With the hope that most schools across the country will be back to normal with in-person instruction for fall 2021, many women are beginning to reenter the workforce.
Dear Chicago area schools, please do not make me do another year of homeschooling...I fear I will not survive it.
We are collectively updating our resumes, brushing up on our interview skills, and logging onto LinkedIn to start putting our feelers out there through our existing network.
A few weeks ago, when I finally logged on after a long hiatus, it hit me, LinkedIn is just one big toxic circle jerk.
Blame it on all the time I spent at home over the last two years — maybe it made me more reflective and critical, or perhaps LinkedIn has always had a weird frat guy vibe, and I couldn’t see it before.
What in the hell happened?
Several of my girlfriends are in the same boat as me, career business professionals from the Chicago area who left the workforce to care for our kids who were unable to navigate virtual school alone.
I reached out to them to test my theory.
Maybe they were still finding value in the network, and I just needed to spend less time at home with my kids and clear my head of the cobwebs that had begun to develop.
But I wasn’t wrong, and they all agreed. LinkedIn had become a raging frat party after more than 3,000,000 of us moms logged off to care for our families.
We were looking for resources to help us get back into the workforce, but we found humble brags and bullshit posturing.
And men, so many damn men.
If that wasn’t enough, it seemed there was this new trend of stroking each other’s egos under every shared article or business update.
Still, we persisted.
We cleaned up our LinkedIn profiles by correctly categorizing our stay-at-home parent hiatus, updated our resumes, and added new profile pictures using an image that somehow struck the perfect balance between attractive and practical — we went to work finding work.
This little professional soon-to-be ex-stay-at-home mom’s network came with the promise of coffee once a week to update and support one another as we journeyed through this strange new phase of life.

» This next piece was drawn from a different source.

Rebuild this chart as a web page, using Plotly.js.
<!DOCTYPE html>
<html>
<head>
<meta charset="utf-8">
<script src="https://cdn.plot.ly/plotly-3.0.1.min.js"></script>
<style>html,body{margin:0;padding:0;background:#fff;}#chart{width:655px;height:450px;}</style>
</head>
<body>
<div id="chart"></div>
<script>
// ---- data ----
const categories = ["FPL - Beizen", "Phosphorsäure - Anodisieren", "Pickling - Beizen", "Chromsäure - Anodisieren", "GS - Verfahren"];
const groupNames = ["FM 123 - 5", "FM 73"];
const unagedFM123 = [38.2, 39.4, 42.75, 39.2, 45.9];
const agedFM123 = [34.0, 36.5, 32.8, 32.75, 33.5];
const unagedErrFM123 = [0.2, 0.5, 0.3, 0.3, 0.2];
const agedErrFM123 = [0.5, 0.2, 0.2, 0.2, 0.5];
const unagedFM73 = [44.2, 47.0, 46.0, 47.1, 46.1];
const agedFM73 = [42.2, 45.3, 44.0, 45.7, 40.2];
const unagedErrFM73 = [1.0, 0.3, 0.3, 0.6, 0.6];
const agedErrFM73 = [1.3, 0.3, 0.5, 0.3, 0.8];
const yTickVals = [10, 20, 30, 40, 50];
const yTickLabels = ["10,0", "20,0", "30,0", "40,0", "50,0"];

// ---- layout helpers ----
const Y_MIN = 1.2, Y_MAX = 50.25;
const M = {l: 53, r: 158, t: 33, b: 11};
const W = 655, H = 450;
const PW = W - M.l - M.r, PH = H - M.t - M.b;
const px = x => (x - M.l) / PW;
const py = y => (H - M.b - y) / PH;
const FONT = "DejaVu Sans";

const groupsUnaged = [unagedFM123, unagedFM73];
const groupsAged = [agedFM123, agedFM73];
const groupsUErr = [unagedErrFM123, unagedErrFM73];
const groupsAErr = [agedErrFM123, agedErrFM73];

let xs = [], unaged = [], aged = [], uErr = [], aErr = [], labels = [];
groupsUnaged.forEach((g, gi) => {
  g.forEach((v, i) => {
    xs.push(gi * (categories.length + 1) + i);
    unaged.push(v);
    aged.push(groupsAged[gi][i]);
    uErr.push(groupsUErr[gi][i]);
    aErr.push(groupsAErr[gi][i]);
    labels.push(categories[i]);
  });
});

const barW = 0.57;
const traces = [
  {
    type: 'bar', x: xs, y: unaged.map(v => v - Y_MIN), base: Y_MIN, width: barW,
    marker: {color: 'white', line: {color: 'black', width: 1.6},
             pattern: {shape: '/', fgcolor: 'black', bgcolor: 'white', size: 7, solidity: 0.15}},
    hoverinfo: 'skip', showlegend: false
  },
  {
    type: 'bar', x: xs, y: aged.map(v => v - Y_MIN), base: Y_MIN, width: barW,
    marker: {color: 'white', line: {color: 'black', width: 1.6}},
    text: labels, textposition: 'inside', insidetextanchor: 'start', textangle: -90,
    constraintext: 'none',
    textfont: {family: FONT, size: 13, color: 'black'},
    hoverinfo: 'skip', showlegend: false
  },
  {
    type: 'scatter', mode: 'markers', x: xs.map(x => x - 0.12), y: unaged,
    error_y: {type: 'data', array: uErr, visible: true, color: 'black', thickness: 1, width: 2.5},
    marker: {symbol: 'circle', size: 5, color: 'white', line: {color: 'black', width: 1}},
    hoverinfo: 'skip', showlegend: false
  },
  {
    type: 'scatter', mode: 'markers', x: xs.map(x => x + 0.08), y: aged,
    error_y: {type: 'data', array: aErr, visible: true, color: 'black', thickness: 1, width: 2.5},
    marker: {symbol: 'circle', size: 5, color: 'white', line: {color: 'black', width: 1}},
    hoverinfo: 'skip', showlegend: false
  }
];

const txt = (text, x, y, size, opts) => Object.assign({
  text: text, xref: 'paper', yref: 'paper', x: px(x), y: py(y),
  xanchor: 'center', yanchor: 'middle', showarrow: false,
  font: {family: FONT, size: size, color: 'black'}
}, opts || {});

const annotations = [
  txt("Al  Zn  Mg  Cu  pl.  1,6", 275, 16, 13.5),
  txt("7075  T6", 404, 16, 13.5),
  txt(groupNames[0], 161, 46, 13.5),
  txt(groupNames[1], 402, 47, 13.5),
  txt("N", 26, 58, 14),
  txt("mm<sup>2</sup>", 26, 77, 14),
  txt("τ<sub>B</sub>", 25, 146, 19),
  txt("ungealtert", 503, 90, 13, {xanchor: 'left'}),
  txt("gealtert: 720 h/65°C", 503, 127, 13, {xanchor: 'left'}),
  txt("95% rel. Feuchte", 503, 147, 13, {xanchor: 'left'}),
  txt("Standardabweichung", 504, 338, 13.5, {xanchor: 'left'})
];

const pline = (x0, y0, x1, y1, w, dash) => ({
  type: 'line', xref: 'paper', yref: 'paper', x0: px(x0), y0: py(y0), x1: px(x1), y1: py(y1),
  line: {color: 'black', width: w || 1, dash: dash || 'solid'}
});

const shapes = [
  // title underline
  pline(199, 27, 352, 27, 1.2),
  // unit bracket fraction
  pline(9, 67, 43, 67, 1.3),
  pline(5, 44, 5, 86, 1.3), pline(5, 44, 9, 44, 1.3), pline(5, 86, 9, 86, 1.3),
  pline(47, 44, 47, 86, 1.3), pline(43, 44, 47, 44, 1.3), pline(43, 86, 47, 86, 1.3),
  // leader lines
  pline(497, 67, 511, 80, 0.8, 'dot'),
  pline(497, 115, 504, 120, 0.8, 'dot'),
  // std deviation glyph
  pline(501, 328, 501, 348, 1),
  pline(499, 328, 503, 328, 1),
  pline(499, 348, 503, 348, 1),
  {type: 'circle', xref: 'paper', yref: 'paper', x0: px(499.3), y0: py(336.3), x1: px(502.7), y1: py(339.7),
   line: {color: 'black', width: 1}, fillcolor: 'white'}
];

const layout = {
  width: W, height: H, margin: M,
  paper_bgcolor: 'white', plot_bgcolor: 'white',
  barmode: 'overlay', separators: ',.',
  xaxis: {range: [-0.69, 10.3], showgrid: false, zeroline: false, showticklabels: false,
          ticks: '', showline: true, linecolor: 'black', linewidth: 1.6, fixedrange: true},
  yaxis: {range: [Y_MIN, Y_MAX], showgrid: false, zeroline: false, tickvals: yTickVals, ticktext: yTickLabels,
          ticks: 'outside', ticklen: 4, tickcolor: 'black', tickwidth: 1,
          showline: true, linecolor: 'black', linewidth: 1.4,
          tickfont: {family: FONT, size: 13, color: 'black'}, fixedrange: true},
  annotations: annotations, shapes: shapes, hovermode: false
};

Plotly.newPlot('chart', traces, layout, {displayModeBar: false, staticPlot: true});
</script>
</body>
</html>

Since we were all well-educated professional women, landing several interviews within the first week of starting our search wasn’t much of a surprise.

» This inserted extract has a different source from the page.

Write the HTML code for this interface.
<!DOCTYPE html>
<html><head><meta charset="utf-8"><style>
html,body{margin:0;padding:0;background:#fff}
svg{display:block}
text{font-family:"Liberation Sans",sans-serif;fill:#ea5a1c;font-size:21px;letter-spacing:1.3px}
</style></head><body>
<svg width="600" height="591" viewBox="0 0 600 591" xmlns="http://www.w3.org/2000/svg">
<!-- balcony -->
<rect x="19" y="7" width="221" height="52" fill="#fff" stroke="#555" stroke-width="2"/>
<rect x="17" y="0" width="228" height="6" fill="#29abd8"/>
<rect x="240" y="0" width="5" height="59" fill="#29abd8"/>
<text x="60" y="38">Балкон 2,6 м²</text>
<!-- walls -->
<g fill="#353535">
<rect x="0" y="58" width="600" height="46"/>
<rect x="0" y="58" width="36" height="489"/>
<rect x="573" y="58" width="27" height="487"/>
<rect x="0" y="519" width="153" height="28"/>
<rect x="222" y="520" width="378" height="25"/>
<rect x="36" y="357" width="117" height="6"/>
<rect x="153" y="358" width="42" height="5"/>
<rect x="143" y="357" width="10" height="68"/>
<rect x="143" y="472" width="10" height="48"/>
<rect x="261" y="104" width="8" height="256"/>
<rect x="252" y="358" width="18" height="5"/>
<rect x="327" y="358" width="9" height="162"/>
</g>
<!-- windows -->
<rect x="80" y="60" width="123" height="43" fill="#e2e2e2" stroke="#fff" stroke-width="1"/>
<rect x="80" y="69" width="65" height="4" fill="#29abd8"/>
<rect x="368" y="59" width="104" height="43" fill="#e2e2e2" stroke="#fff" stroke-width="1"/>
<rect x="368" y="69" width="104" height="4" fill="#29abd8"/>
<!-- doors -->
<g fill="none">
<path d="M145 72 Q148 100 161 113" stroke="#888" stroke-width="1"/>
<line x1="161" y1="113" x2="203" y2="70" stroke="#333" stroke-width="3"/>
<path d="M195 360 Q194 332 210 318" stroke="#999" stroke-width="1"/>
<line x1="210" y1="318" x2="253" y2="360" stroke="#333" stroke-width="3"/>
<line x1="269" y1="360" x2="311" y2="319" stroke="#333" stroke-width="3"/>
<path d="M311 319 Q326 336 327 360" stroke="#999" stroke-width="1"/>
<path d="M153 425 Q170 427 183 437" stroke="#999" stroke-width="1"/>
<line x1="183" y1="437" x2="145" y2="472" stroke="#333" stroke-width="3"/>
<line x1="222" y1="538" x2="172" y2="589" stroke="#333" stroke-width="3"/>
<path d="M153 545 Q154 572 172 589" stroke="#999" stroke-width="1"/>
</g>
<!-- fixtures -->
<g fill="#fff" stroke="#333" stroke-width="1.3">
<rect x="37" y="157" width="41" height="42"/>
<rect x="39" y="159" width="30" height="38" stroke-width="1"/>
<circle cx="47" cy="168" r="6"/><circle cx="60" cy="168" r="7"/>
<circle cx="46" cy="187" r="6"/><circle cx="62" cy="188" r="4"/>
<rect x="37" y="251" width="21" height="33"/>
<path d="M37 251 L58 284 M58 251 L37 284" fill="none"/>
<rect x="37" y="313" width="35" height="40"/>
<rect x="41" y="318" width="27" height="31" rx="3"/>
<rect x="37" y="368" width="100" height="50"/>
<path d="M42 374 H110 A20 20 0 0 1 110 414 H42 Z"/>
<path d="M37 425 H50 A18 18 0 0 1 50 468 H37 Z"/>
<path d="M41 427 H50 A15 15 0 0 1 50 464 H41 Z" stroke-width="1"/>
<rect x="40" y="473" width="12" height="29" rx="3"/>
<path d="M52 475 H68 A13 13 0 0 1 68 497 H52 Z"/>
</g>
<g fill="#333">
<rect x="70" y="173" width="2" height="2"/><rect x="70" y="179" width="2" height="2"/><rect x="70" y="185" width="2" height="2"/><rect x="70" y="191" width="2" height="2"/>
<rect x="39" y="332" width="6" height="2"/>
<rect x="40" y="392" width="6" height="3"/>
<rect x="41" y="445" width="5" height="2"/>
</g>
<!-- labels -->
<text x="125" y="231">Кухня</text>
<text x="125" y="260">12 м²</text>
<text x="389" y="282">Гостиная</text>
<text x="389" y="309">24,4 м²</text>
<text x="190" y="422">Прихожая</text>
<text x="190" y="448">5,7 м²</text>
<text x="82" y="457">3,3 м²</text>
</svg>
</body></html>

I had five initial interviews the week after I started applying for jobs. I was elated by that level of interest and felt like maybe my reluctant homeschool teacher/forced covid break wouldn’t become the career-killer I was worried about.
After our first round of interviews, we got together for our second moms-squad-job-search coffee date, and one look at my friends told me the high of our collective interview buzz was wearing off.
All of the jobs we were interviewing for were only willing to pay us a fraction of our former salaries. When one friend pushed back on an interviewing recruiter, she was told her employment gap was to blame for the lower salary range.
I’m sorry, Rebecca recruiter, but did you forget there was a global pandemic that forced professional women to choose between their children and their careers?
The corporate Rolodex left behind three million of us women, and none of us are sure how to get back to where we once were without starting all over again.
LinkedIn is a virtual good old boys club.
I spent hours on LinkedIn scrolling through jobs, emailing former colleagues, and directly reaching out to recruiters.
All I found were barely paid internships and roles that were only willing to pay 50–60% of my former salary. But us moms have already paid our dues — and then some.
We worked our way to the top only to take a break to care for our kids and battle Covid. Now, instead of welcoming us back with open arms, we’re being asked to start at the bottom and climb the corporate ladder once again — and according to nearly every article posted on LinkedIn, jobs are plentiful, and we should be grateful. Or maybe we should trust the college recruiter who keeps slipping into your inbox to tell you that another master’s degree might be just the ticket to getting the job you want.
Do I sound a little angry?
Well, I am.
I’m angry for our families and our daughters. We moms will get back on our feet and learn to thrive once again, but at what cost? How many of our family’s once-in-a-lifetime moments will we miss while trying to make up for all the ground we lost as women in the workforce?
LinkedIn serves as a reminder of everything that is wrong with corporate culture in the industrialized world. We are overworked, undervalued, and expected to shut up and be happy with the scraps — especially as women.
They masquerade as a corporate networking platform, but they’re just another good old boys club gathering to stroke each other and perpetuate the facade of equal opportunity.
As for me, I’ve officially deactivated my profile and unsubscribed to the notion that without LinkedIn, my professional career is doomed.